Search code examples
pythonscikit-learngrid-searchlightgbm

GridSearchCV with lightgbm requires fit() method not used?


I am trying to carry out a GridSearchCV using sklearn on an LightGBM estimator but am running into problems when building the search.

My code to build looks as such:

d_train = lgb.Dataset(X_train, label=y_train)
params = {}
params['learning_rate'] = 0.003
params['boosting_type'] = 'gbdt'
params['objective'] = 'binary'
params['metric'] = 'binary_logloss'
params['sub_feature'] = 0.5
params['num_leaves'] = 10
params['min_data'] = 50
params['max_depth'] = 10

clf = lgb.train(params, d_train, 100)

param_grid = {
    'num_leaves': [10, 31, 127],
    'boosting_type': ['gbdt', 'rf'],
    'learning rate': [0.1, 0.001, 0.003]
    }


gsearch = GridSearchCV(estimator=clf, param_grid=param_grid)
lgb_model = gsearch.fit(X=train, y=y)

However I am running into the following error:

TypeError: estimator should be an estimator implementing 'fit' method, 
          <lightgbm.basic.Booster object at 0x0000014C55CA2880> was passed

LightGBM however is trained using the train() method and not fit() therefore is this grid search not useable?

Thanks


Solution

  • The lgb object you are using does not support the scikit-learn API. This is why you cannot use it in such way.

    However, the lightgbm package offers classes that are compliant with the scikit-learn API. Depending on which supervised learning task you are trying to accomplish, classification or regression, use either LGBMClassifier or LGBMRegressor.
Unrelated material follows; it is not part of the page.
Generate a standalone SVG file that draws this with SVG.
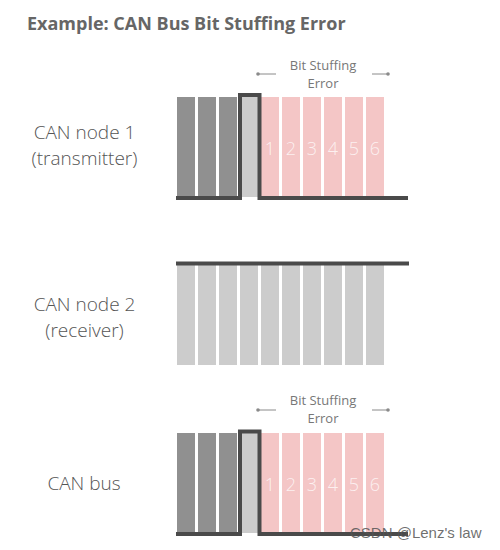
<svg xmlns="http://www.w3.org/2000/svg" width="500" height="550" viewBox="0 0 500 550">
<style>
.title{font-family:"Open Sans","Liberation Sans",sans-serif;font-weight:700;font-size:18px;fill:#666}
.lbl{font-family:"Open Sans","Liberation Sans",sans-serif;font-weight:300;font-size:19px;fill:#555;text-anchor:middle}
.small{font-family:"Open Sans","Liberation Sans",sans-serif;font-size:13px;fill:#777;text-anchor:middle}
.num{font-family:"Open Sans","Liberation Sans",sans-serif;font-weight:300;font-size:18px;fill:#fff;fill-opacity:0.75;text-anchor:middle}
.dk{fill:#909090}
.lt{fill:#cccccc}
.pk{fill:#f4c6c6}
.sig{fill:none;stroke:#4a4a4a;stroke-width:4}
.tick{stroke:#8a8a8a;stroke-width:1}
.dot{fill:#8a8a8a}
.wm{font-family:"Liberation Sans",Arial,sans-serif;font-size:15px;fill:#555;fill-opacity:0.85}
</style>
<rect width="500" height="550" fill="#fff"/>
<text class="title" x="27" y="29.5">Example: CAN Bus Bit Stuffing Error</text>

<g id="node1">
  <text class="lbl" x="84.5" y="139">CAN node 1</text>
  <text class="lbl" x="84.5" y="165">(transmitter)</text>
  <rect class="dk" x="177" y="97" width="18" height="100"/>
  <rect class="dk" x="198" y="97" width="18" height="100"/>
  <rect class="dk" x="219" y="97" width="18" height="100"/>
  <rect class="lt" x="240" y="97" width="18" height="100"/>
  <rect class="pk" x="261" y="97" width="18" height="100"/>
  <rect class="pk" x="282" y="97" width="18" height="100"/>
  <rect class="pk" x="303" y="97" width="18" height="100"/>
  <rect class="pk" x="324" y="97" width="18" height="100"/>
  <rect class="pk" x="345" y="97" width="18" height="100"/>
  <rect class="pk" x="366" y="97" width="18" height="100"/>
  <text class="num" x="270" y="155">1</text>
  <text class="num" x="291" y="155">2</text>
  <text class="num" x="312" y="155">3</text>
  <text class="num" x="333" y="155">4</text>
  <text class="num" x="354" y="155">5</text>
  <text class="num" x="375" y="155">6</text>
  <text class="small" x="323" y="70">Bit Stuffing</text>
  <text class="small" x="323" y="88">Error</text>
  <line class="tick" x1="258" y1="74" x2="276" y2="74"/>
  <line class="tick" x1="372" y1="74" x2="388" y2="74"/>
  <circle class="dot" cx="258" cy="74" r="1.8"/>
  <circle class="dot" cx="388" cy="74" r="1.8"/>
</g>

<g id="node2">
  <text class="lbl" x="84.5" y="311">CAN node 2</text>
  <text class="lbl" x="84.5" y="337">(receiver)</text>
  <rect class="lt" x="177" y="265" width="18" height="100"/>
  <rect class="lt" x="198" y="265" width="18" height="100"/>
  <rect class="lt" x="219" y="265" width="18" height="100"/>
  <rect class="lt" x="240" y="265" width="18" height="100"/>
  <rect class="lt" x="261" y="265" width="18" height="100"/>
  <rect class="lt" x="282" y="265" width="18" height="100"/>
  <rect class="lt" x="303" y="265" width="18" height="100"/>
  <rect class="lt" x="324" y="265" width="18" height="100"/>
  <rect class="lt" x="345" y="265" width="18" height="100"/>
  <rect class="lt" x="366" y="265" width="18" height="100"/>
</g>

<g id="bus">
  <text class="lbl" x="84" y="490">CAN bus</text>
  <rect class="dk" x="177" y="433" width="18" height="100"/>
  <rect class="dk" x="198" y="433" width="18" height="100"/>
  <rect class="dk" x="219" y="433" width="18" height="100"/>
  <rect class="lt" x="240" y="433" width="18" height="100"/>
  <rect class="pk" x="261" y="433" width="18" height="100"/>
  <rect class="pk" x="282" y="433" width="18" height="100"/>
  <rect class="pk" x="303" y="433" width="18" height="100"/>
  <rect class="pk" x="324" y="433" width="18" height="100"/>
  <rect class="pk" x="345" y="433" width="18" height="100"/>
  <rect class="pk" x="366" y="433" width="18" height="100"/>
  <text class="num" x="270" y="491">1</text>
  <text class="num" x="291" y="491">2</text>
  <text class="num" x="312" y="491">3</text>
  <text class="num" x="333" y="491">4</text>
  <text class="num" x="354" y="491">5</text>
  <text class="num" x="375" y="491">6</text>
  <text class="small" x="323" y="405">Bit Stuffing</text>
  <text class="small" x="323" y="423">Error</text>
  <line class="tick" x1="258" y1="410" x2="276" y2="410"/>
  <line class="tick" x1="372" y1="410" x2="388" y2="410"/>
  <circle class="dot" cx="258" cy="410" r="1.8"/>
  <circle class="dot" cx="388" cy="410" r="1.8"/>
</g>

<g id="connectors">
  <path class="sig" d="M176 198 H240 V95 H259.5 V198 H408"/>
  <path class="sig" d="M176 263.5 H409"/>
  <path class="sig" d="M176 534 H240 V431.5 H259.5 V534 H408"/>
</g>

<text class="wm" x="350" y="538">CSDN @Lenz's law</text>
</svg>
An example for a classification task:

    from lightgbm import LGBMClassifier
    from sklearn.model_selection import GridSearchCV
    
    
    clf = LGBMClassifier()
    param_grid = {
        'num_leaves': [10, 31, 127],
        'boosting_type': ['gbdt', 'rf'],
        'learning rate': [0.1, 0.001, 0.003]
    }
    
    gsearch = GridSearchCV(estimator=clf, param_grid=param_grid)
    gsearch.fit(X_train, y_train)